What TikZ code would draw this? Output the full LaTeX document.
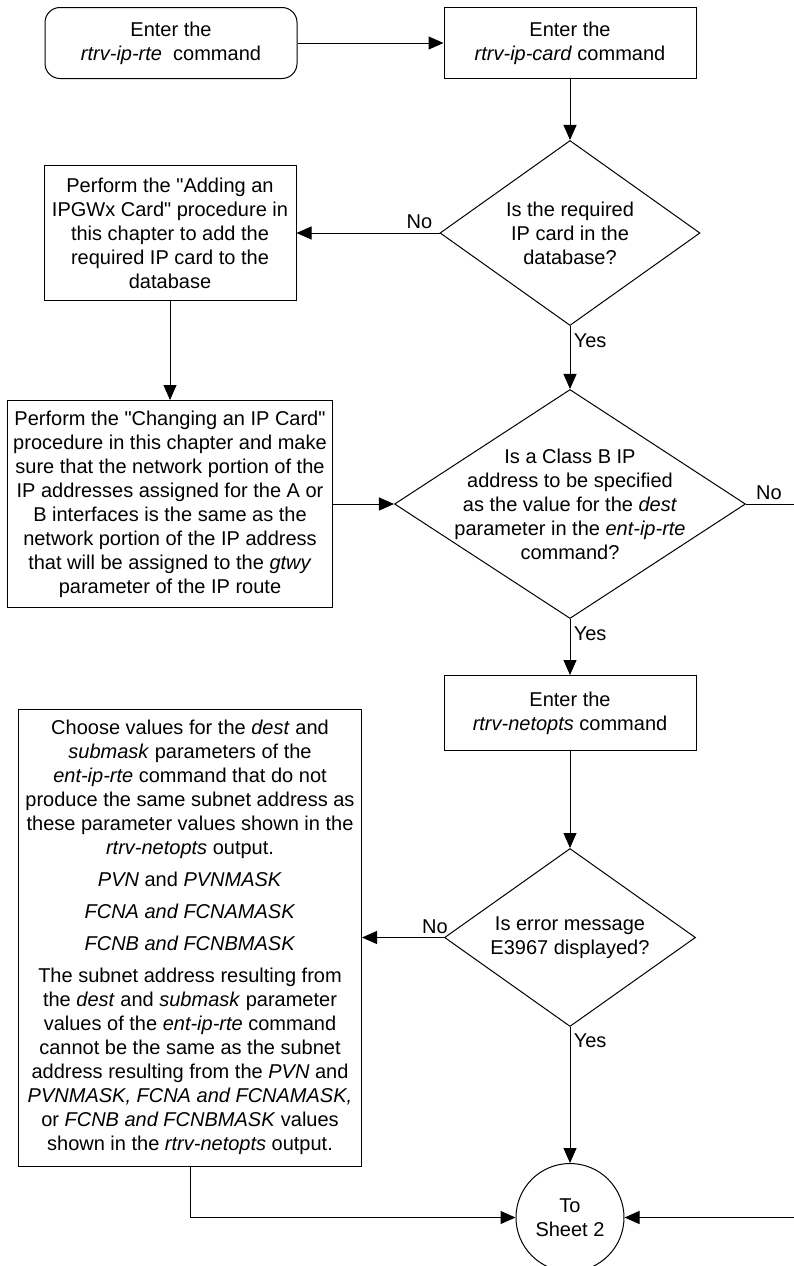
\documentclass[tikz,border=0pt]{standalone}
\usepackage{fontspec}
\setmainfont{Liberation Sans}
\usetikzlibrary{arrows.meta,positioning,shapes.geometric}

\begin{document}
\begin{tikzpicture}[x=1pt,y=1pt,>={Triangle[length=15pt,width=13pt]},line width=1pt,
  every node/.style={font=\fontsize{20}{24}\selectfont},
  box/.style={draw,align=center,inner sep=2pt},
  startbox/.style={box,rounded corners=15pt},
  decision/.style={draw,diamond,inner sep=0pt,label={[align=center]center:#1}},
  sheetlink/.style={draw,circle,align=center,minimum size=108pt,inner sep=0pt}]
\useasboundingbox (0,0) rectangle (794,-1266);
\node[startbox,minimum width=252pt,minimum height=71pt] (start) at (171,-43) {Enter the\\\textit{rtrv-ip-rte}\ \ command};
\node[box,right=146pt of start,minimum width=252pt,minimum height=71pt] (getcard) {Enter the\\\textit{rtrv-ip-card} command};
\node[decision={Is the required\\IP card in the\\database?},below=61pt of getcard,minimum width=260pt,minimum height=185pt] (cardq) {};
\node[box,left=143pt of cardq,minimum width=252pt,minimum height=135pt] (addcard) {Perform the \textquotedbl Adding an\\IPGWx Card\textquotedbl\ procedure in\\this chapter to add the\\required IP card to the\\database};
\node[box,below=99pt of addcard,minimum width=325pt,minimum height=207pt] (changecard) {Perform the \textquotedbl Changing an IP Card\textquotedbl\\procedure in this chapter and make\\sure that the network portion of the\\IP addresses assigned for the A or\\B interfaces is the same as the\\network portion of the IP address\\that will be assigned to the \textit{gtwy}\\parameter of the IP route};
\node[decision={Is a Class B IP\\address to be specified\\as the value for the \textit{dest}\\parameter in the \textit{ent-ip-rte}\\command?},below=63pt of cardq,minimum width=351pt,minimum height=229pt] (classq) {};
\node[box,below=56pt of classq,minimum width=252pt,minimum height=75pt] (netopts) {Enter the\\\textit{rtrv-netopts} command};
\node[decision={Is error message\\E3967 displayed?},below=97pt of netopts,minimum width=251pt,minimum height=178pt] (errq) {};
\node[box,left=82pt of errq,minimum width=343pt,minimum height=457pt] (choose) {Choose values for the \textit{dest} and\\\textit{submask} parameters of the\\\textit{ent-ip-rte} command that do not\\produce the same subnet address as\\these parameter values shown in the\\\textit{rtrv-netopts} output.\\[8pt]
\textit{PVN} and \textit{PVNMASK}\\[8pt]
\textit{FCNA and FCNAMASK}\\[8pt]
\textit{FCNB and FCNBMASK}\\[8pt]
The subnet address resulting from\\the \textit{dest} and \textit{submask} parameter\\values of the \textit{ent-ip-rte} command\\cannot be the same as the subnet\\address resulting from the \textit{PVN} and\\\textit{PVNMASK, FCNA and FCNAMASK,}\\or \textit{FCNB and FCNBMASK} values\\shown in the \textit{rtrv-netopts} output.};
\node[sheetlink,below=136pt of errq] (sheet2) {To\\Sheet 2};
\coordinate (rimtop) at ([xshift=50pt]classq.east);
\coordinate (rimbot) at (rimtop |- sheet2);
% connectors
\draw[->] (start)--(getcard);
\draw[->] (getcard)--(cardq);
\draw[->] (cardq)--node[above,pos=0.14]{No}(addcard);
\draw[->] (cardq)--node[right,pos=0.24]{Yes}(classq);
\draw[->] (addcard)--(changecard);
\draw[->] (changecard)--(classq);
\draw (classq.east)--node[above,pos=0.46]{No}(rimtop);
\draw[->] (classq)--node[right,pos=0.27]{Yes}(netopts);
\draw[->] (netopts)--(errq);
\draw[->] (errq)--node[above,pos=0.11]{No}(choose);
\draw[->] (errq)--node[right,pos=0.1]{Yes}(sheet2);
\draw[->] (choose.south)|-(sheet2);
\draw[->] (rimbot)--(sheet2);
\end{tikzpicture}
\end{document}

**Instruction**.
Every line of text is to be repeated exactly; pictures are left out.

**Expected answer**.
What TikZ code would draw this? Output the full LaTeX document.
\documentclass[tikz,border=0pt]{standalone}
\usepackage{fontspec}
\setmainfont{Liberation Sans}
\usetikzlibrary{arrows.meta,positioning,shapes.geometric}

\begin{document}
\begin{tikzpicture}[x=1pt,y=1pt,>={Triangle[length=15pt,width=13pt]},line width=1pt,
  every node/.style={font=\fontsize{20}{24}\selectfont},
  box/.style={draw,align=center,inner sep=2pt},
  startbox/.style={box,rounded corners=15pt},
  decision/.style={draw,diamond,inner sep=0pt,label={[align=center]center:#1}},
  sheetlink/.style={draw,circle,align=center,minimum size=108pt,inner sep=0pt}]
\useasboundingbox (0,0) rectangle (794,-1266);
\node[startbox,minimum width=252pt,minimum height=71pt] (start) at (171,-43) {Enter the\\\textit{rtrv-ip-rte}\ \ command};
\node[box,right=146pt of start,minimum width=252pt,minimum height=71pt] (getcard) {Enter the\\\textit{rtrv-ip-card} command};
\node[decision={Is the required\\IP card in the\\database?},below=61pt of getcard,minimum width=260pt,minimum height=185pt] (cardq) {};
\node[box,left=143pt of cardq,minimum width=252pt,minimum height=135pt] (addcard) {Perform the \textquotedbl Adding an\\IPGWx Card\textquotedbl\ procedure in\\this chapter to add the\\required IP card to the\\database};
\node[box,below=99pt of addcard,minimum width=325pt,minimum height=207pt] (changecard) {Perform the \textquotedbl Changing an IP Card\textquotedbl\\procedure in this chapter and make\\sure that the network portion of the\\IP addresses assigned for the A or\\B interfaces is the same as the\\network portion of the IP address\\that will be assigned to the \textit{gtwy}\\parameter of the IP route};
\node[decision={Is a Class B IP\\address to be specified\\as the value for the \textit{dest}\\parameter in the \textit{ent-ip-rte}\\command?},below=63pt of cardq,minimum width=351pt,minimum height=229pt] (classq) {};
\node[box,below=56pt of classq,minimum width=252pt,minimum height=75pt] (netopts) {Enter the\\\textit{rtrv-netopts} command};
\node[decision={Is error message\\E3967 displayed?},below=97pt of netopts,minimum width=251pt,minimum height=178pt] (errq) {};
\node[box,left=82pt of errq,minimum width=343pt,minimum height=457pt] (choose) {Choose values for the \textit{dest} and\\\textit{submask} parameters of the\\\textit{ent-ip-rte} command that do not\\produce the same subnet address as\\these parameter values shown in the\\\textit{rtrv-netopts} output.\\[8pt]
\textit{PVN} and \textit{PVNMASK}\\[8pt]
\textit{FCNA and FCNAMASK}\\[8pt]
\textit{FCNB and FCNBMASK}\\[8pt]
The subnet address resulting from\\the \textit{dest} and \textit{submask} parameter\\values of the \textit{ent-ip-rte} command\\cannot be the same as the subnet\\address resulting from the \textit{PVN} and\\\textit{PVNMASK, FCNA and FCNAMASK,}\\or \textit{FCNB and FCNBMASK} values\\shown in the \textit{rtrv-netopts} output.};
\node[sheetlink,below=136pt of errq] (sheet2) {To\\Sheet 2};
\coordinate (rimtop) at ([xshift=50pt]classq.east);
\coordinate (rimbot) at (rimtop |- sheet2);
% connectors
\draw[->] (start)--(getcard);
\draw[->] (getcard)--(cardq);
\draw[->] (cardq)--node[above,pos=0.14]{No}(addcard);
\draw[->] (cardq)--node[right,pos=0.24]{Yes}(classq);
\draw[->] (addcard)--(changecard);
\draw[->] (changecard)--(classq);
\draw (classq.east)--node[above,pos=0.46]{No}(rimtop);
\draw[->] (classq)--node[right,pos=0.27]{Yes}(netopts);
\draw[->] (netopts)--(errq);
\draw[->] (errq)--node[above,pos=0.11]{No}(choose);
\draw[->] (errq)--node[right,pos=0.1]{Yes}(sheet2);
\draw[->] (choose.south)|-(sheet2);
\draw[->] (rimbot)--(sheet2);
\end{tikzpicture}
\end{document}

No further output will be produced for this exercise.